_Directions for this task_. Begin at the first line of the data and copy each line through the one containing "(act) at (170,222);", that line included, with no pictures.

--- --- ---

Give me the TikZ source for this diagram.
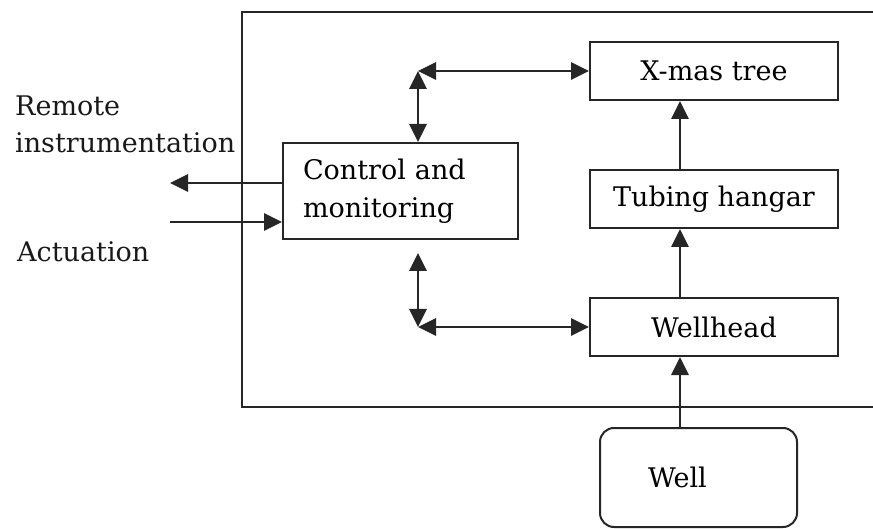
\documentclass[tikz,border=0pt]{standalone}
\usepackage{fontspec}
\setmainfont{DejaVu Serif}
\usetikzlibrary{arrows.meta,calc}

\begin{document}
\begin{tikzpicture}[x=1pt, y=-1pt,
    blk/.style={rectangle, draw=black!85, line width=2pt, minimum width=248pt, minimum height=58pt, inner sep=0pt, font=\fontsize{27}{38}\selectfont},
    wellbox/.style={blk, minimum width=197pt, minimum height=99pt, rounded corners=14pt},
    lbl/.style={inner sep=0pt, align=left, font=\fontsize{27}{37}\selectfont, text=black!90},
    arr/.style={-{Triangle[length=18pt,width=17pt]}, line width=2.9pt, draw=black!85},
    dbl/.style={{Triangle[length=18pt,width=17pt]}-{Triangle[length=18pt,width=17pt]}, line width=2.9pt, draw=black!85}
]
\useasboundingbox (0,0) rectangle (873,529);

% Frame
\draw[black!85, line width=2.4pt] (873,12) -- (242,12) -- (242,407) -- (873,407);

% Blocks
\node[blk] (xmas) at (714,71) {X-mas tree};
\node[blk] (tubing) at (714,199) {Tubing hangar};
\node[blk] (wellhead) at (714,327) {Wellhead};
\node[blk, minimum width=235pt, minimum height=96pt, text width=195pt, align=left] (control) at (400.5,191) {Control and\\monitoring};
\node[wellbox, text width=101pt, align=left] (well) at (698.5,477.5) {Well};

% Outside labels
\node[lbl, anchor=north west] (remote) at (15,96) {Remote\\instrumentation};
\node[lbl, anchor=base west] (actuation) at (17,262) {Actuation};

% Helper points
\coordinate (axis) at (680,0);
\coordinate (upc) at (418,71);
\coordinate (loc) at (418,327);
\coordinate (lotop) at (418,253);
\coordinate (rmt) at (170,183);
\coordinate (act) at (170,222);

% Arrows
\draw[arr] (well.north -| axis) -- (wellhead.south -| axis);
\draw[arr] (wellhead.north -| axis) -- (tubing.south -| axis);
\draw[arr] (tubing.north -| axis) -- (xmas.south -| axis);
\draw[dbl] (upc) -- (upc |- control.north);
\draw[dbl] (upc) -- (xmas.west);
\draw[dbl] (lotop) -- (loc);
\draw[dbl] (loc) -- (wellhead.west);
\draw[arr] (control.west |- rmt) -- (rmt);
\draw[arr] (act) -- (control.west |- act);
\end{tikzpicture}
\end{document}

--- --- ---

_Output for this task_.
Give me the TikZ source for this diagram.
\documentclass[tikz,border=0pt]{standalone}
\usepackage{fontspec}
\setmainfont{DejaVu Serif}
\usetikzlibrary{arrows.meta,calc}

\begin{document}
\begin{tikzpicture}[x=1pt, y=-1pt,
    blk/.style={rectangle, draw=black!85, line width=2pt, minimum width=248pt, minimum height=58pt, inner sep=0pt, font=\fontsize{27}{38}\selectfont},
    wellbox/.style={blk, minimum width=197pt, minimum height=99pt, rounded corners=14pt},
    lbl/.style={inner sep=0pt, align=left, font=\fontsize{27}{37}\selectfont, text=black!90},
    arr/.style={-{Triangle[length=18pt,width=17pt]}, line width=2.9pt, draw=black!85},
    dbl/.style={{Triangle[length=18pt,width=17pt]}-{Triangle[length=18pt,width=17pt]}, line width=2.9pt, draw=black!85}
]
\useasboundingbox (0,0) rectangle (873,529);

% Frame
\draw[black!85, line width=2.4pt] (873,12) -- (242,12) -- (242,407) -- (873,407);

% Blocks
\node[blk] (xmas) at (714,71) {X-mas tree};
\node[blk] (tubing) at (714,199) {Tubing hangar};
\node[blk] (wellhead) at (714,327) {Wellhead};
\node[blk, minimum width=235pt, minimum height=96pt, text width=195pt, align=left] (control) at (400.5,191) {Control and\\monitoring};
\node[wellbox, text width=101pt, align=left] (well) at (698.5,477.5) {Well};

% Outside labels
\node[lbl, anchor=north west] (remote) at (15,96) {Remote\\instrumentation};
\node[lbl, anchor=base west] (actuation) at (17,262) {Actuation};

% Helper points
\coordinate (axis) at (680,0);
\coordinate (upc) at (418,71);
\coordinate (loc) at (418,327);
\coordinate (lotop) at (418,253);
\coordinate (rmt) at (170,183);
\coordinate (act) at (170,222);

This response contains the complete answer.